Today I learned the proof for the lower bound that comparison sorts must take at least $\Omega(n\log n)$ time. This is not terribly hard, so I guess today's entry will be short. In short, a comparison sort is very roughly a query of one bit of information among the $n!$ total possible permutations. So purely in terms of information theory, we need at least $\log_2n!=\Theta(n\log n)$ queries, which is what we wanted.

Purely for the sake of more words, we add some of the details. Essentially, imagine there is an oracle with the array $(a_\bullet)$ and the sorting algorithm queries the oracle with indices $(i,j)$ for comparison information $a_i \gt a_j.$ Afterwards, the algorithm should output the (indexed, perhaps) sorted order of the array. We'll say querying the oracle has constant-time cost, as in real life. The claim is that at least $\Omega(n\log n)$ queries to the oracle are necessary to sort.

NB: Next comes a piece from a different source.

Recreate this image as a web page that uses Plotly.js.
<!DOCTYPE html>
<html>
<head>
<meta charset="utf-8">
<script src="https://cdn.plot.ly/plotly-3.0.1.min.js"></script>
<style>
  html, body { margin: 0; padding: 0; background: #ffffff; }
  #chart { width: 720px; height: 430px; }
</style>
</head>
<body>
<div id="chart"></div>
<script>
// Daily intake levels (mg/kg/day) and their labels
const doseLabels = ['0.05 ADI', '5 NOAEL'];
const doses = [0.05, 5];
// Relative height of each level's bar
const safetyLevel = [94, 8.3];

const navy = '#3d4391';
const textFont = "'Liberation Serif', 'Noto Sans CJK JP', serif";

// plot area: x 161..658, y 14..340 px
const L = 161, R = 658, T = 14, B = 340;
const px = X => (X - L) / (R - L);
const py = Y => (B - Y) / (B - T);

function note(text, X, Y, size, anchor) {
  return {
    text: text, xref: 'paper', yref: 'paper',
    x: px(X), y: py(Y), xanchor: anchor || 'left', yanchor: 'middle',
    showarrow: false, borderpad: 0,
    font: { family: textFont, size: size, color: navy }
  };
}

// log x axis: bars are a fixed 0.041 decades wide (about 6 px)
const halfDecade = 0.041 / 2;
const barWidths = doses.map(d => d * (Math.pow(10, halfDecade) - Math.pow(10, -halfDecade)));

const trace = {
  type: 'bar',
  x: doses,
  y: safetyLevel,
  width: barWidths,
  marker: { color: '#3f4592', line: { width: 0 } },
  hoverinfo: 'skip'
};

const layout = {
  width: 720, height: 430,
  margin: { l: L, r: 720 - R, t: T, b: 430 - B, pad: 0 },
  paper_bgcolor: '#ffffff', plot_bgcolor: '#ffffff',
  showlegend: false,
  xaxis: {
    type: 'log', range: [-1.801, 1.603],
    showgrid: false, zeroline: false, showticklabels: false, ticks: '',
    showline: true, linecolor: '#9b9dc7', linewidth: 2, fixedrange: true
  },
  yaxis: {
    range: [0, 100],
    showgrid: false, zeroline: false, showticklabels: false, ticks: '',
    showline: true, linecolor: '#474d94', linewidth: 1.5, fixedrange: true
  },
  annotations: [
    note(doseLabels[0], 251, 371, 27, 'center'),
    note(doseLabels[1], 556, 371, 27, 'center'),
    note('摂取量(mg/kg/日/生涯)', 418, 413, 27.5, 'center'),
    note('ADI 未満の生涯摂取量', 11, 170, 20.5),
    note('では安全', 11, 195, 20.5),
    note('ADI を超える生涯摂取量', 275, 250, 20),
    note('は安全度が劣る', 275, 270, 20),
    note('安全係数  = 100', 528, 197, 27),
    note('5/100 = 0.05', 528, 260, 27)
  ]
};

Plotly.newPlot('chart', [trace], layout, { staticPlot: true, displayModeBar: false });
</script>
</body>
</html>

To see this, replace the oracle with an evil genie, as usual. The evil genie will decide what the array is while the algorithm queries. Begin with the set of elements $\{1,\ldots,n\}$; the genie will keep track of the full pool of $n!$ permutations. When the algorithm queries the genie $(i,j),$ the genie checks all currently possible permutations of $\{1,\ldots,n\}$ (taking into account previous comparison information given to the algorithm) and chooses the comparison information of $(i,j)$ permitting the most permutations of $\{1,\ldots,n\}$. Namely, there are two possibilities:

  • $a_i \gt a_j,$ or

  • $a_i\le a_j.$

One of these will have a number of associated permutations at least the other, and the genie will make that choice, dividing the set of possible remaining permutations of $\{1,\ldots,n\}$ into no less than half.

If the algorithm stops and asserts a sorted array (of indices, say) before there is one permutation remaining in the genie's pool, then the genie can just choose one of the permutations unequal to the one provided by the algorithm, and the algorithm will have sorted incorrectly on that permutation.

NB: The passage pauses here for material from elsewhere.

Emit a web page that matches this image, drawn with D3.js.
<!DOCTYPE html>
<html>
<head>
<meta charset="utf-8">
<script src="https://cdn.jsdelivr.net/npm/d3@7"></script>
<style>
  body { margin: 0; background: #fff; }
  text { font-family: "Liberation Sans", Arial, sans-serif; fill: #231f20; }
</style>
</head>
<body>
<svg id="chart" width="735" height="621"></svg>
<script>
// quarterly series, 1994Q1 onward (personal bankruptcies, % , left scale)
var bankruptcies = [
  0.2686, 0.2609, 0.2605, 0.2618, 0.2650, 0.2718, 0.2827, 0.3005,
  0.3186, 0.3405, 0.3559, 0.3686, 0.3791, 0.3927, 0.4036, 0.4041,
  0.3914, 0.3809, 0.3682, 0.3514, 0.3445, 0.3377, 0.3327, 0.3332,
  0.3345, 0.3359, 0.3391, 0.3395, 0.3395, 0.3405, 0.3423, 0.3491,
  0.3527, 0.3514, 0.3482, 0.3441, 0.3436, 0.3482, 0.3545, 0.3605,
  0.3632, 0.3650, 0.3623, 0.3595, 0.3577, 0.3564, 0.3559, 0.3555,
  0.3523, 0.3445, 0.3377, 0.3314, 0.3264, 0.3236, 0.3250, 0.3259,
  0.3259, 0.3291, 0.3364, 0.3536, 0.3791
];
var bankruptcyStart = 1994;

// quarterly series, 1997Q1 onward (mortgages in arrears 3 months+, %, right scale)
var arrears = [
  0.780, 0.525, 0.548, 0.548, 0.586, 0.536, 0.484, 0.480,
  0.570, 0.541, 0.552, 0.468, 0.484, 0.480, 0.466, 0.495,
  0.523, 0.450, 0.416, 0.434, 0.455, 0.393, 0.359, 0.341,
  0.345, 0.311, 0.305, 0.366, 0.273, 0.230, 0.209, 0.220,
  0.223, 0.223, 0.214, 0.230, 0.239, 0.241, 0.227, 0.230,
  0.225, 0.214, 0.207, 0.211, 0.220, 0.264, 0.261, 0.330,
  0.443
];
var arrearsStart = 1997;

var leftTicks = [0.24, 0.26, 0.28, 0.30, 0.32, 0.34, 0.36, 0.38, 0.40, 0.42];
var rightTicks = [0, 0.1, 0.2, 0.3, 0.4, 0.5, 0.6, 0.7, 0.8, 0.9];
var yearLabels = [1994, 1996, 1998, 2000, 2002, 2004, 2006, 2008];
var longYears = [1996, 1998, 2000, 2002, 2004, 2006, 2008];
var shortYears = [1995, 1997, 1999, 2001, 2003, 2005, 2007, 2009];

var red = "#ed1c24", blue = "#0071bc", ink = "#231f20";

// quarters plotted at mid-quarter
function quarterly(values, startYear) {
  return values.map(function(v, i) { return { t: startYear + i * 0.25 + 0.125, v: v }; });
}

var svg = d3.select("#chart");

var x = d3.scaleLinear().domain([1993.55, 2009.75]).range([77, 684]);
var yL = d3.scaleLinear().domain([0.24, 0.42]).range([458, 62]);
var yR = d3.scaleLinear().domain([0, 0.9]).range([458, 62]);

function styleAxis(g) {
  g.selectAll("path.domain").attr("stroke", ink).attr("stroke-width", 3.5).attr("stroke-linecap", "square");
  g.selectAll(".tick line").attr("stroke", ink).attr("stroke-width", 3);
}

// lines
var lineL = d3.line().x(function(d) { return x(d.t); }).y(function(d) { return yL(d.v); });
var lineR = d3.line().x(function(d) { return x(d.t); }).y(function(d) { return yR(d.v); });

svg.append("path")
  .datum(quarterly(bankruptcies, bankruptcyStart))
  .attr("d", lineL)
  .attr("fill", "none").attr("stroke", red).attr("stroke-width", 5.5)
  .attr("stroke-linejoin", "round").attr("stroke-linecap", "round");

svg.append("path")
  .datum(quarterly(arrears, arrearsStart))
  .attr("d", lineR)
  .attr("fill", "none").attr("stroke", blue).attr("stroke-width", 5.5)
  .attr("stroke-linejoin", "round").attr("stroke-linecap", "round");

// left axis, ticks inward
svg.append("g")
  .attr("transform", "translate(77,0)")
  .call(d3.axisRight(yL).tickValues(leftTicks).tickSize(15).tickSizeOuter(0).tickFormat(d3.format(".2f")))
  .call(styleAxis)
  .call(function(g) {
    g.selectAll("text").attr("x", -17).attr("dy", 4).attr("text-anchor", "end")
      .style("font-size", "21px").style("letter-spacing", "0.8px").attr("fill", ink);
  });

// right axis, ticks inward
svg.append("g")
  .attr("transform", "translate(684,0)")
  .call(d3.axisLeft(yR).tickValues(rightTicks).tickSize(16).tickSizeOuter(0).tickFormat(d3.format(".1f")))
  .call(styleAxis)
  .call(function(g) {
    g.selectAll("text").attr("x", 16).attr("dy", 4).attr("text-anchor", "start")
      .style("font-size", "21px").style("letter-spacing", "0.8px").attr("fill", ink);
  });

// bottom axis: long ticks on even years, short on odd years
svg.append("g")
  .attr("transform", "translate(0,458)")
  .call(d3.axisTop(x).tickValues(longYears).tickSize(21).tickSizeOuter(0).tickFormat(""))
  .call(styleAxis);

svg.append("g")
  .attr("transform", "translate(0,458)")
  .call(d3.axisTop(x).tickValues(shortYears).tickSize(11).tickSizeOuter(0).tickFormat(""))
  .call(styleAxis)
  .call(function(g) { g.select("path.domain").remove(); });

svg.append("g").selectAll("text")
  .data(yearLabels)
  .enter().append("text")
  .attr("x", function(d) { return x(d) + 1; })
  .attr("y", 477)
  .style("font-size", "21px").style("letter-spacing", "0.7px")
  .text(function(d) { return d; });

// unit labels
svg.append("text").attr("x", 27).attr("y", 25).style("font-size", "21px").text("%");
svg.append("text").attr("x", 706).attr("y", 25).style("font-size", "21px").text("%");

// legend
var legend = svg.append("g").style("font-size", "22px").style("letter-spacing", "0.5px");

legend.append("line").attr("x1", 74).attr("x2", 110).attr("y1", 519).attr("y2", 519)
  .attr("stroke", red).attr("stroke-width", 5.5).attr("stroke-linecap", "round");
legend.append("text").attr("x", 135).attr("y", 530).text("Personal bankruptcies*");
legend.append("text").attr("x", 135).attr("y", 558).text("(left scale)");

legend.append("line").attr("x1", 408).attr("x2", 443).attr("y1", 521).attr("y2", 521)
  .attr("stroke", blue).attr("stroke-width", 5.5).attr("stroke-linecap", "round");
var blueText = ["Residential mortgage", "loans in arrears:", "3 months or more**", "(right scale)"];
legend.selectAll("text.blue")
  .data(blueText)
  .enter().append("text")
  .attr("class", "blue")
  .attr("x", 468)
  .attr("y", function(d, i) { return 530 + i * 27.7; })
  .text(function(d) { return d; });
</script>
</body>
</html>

It follows that the number of queries to the evil genie must at least succeed in dividing the pool of $n!$ permutations down to a single permutation. But each query divides the pool by no more than half, so after $q$ queries, we will have divided the pool into no more than\[\frac{n!}{2^q}\]permutations. For this to be no more than $1,$ we must have taken $2^q\ge n!,$ so $q\ge\log_2n!$ queries. Adjusting for constants, this means we need $\Omega(\log n!)$ queries.

It remains to show $\Omega(\log n!)=\Omega(n\log n).$ The slick way to do this is to ignore constant terms and say\[\log n!=\sum_{k=1}^n\log k\ge\sum_{k \gt n/2}^n\log\frac n2\ge\left(\frac n2-1\right)\log\frac n2=\frac12n\log n-n\log2-\frac12\log n+\frac12\log2.\]Dividing by $n\log n$ and taking $n\to\infty$ gives a ratio of\[\frac12-\frac{\log2}{\log n}-\frac1{2n}+\frac{\log2}{n\log n}\longrightarrow\frac12.\]It follows $\Omega(\log n!)=\Omega(n\log n),$ which completes the proof.

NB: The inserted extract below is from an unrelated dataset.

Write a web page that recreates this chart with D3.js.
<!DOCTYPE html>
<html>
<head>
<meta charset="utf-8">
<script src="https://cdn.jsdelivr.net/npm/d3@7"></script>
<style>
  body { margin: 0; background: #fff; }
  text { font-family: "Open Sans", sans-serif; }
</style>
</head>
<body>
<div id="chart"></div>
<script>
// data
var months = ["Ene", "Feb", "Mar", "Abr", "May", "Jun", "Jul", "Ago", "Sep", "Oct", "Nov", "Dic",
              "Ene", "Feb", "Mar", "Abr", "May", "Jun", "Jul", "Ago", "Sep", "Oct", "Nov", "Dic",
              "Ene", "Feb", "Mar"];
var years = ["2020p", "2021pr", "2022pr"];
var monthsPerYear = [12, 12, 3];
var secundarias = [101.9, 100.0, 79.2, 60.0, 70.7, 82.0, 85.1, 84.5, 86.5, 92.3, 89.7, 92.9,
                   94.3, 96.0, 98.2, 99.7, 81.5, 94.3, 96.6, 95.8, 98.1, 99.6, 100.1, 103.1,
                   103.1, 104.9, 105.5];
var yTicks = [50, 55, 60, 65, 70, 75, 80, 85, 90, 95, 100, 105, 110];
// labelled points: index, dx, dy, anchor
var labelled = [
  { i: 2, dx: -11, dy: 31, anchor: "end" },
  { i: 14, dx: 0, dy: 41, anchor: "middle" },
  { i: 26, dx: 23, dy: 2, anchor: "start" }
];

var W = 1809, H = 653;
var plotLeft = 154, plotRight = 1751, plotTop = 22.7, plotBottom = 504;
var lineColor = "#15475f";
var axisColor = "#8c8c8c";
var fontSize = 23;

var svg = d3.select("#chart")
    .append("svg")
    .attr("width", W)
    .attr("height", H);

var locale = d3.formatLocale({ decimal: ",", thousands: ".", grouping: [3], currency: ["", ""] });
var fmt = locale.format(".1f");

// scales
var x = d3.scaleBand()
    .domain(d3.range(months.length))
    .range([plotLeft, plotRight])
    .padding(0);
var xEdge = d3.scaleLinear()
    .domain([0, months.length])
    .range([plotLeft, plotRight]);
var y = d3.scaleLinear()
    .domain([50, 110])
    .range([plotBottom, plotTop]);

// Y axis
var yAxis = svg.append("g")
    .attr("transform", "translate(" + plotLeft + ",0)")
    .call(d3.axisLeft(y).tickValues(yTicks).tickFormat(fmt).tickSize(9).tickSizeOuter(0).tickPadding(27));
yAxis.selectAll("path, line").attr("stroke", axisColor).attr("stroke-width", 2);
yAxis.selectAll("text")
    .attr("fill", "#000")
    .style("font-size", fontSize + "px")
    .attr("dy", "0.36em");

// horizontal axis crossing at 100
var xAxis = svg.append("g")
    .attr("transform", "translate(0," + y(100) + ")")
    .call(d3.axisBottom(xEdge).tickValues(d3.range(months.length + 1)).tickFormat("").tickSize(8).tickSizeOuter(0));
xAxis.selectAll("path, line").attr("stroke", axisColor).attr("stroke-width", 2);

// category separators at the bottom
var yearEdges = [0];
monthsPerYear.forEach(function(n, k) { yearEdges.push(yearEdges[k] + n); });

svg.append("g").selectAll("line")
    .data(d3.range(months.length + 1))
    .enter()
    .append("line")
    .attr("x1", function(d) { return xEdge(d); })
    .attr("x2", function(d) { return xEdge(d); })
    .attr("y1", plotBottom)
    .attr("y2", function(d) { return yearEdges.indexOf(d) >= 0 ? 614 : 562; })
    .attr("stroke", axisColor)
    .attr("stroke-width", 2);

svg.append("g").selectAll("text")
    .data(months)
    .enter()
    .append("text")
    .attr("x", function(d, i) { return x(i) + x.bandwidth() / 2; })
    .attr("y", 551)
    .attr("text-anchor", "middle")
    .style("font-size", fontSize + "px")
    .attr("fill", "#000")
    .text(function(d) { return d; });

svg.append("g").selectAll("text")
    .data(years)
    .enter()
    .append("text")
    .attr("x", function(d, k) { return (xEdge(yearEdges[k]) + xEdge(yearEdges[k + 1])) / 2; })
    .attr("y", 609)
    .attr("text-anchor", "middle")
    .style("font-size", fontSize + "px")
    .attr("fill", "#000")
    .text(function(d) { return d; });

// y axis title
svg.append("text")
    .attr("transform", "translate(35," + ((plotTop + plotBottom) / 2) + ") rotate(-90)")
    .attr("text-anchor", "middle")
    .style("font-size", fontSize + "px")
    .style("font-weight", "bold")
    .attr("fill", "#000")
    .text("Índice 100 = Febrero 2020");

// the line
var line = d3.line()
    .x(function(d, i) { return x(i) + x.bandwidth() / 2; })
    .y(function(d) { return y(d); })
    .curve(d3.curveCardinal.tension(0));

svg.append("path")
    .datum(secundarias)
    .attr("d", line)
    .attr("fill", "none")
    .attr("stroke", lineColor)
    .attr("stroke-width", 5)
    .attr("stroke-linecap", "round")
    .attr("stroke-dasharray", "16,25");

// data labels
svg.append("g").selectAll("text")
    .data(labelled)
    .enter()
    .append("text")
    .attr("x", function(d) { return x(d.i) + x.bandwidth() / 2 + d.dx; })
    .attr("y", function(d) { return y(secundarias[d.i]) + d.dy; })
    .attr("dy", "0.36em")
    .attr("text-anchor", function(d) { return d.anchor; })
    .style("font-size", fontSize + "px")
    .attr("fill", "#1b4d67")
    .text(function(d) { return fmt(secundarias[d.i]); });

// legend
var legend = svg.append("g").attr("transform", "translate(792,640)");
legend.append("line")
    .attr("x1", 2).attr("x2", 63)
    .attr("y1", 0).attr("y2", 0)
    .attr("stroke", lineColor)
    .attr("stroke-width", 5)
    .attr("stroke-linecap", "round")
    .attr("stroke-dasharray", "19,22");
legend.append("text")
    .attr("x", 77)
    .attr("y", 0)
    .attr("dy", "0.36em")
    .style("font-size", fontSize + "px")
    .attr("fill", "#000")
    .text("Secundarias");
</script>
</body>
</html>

Because I know some analytic number theory, I remark that Abel summation implies\[\log n!=\sum_{k=1}^n\log k\cdot1=n\log n-\int_1^n\frac{\floor x}x\,dx.\]For the integral, we can write it as\[\int_1^n\frac xx\,dx-\int_1^n\frac{\{x\}}x\,dx=n+O\left(\int_1^n\frac1x\,dx\right)=n+O(\log n).\]It follows $\log n!=n\log n+n+O(\log n).$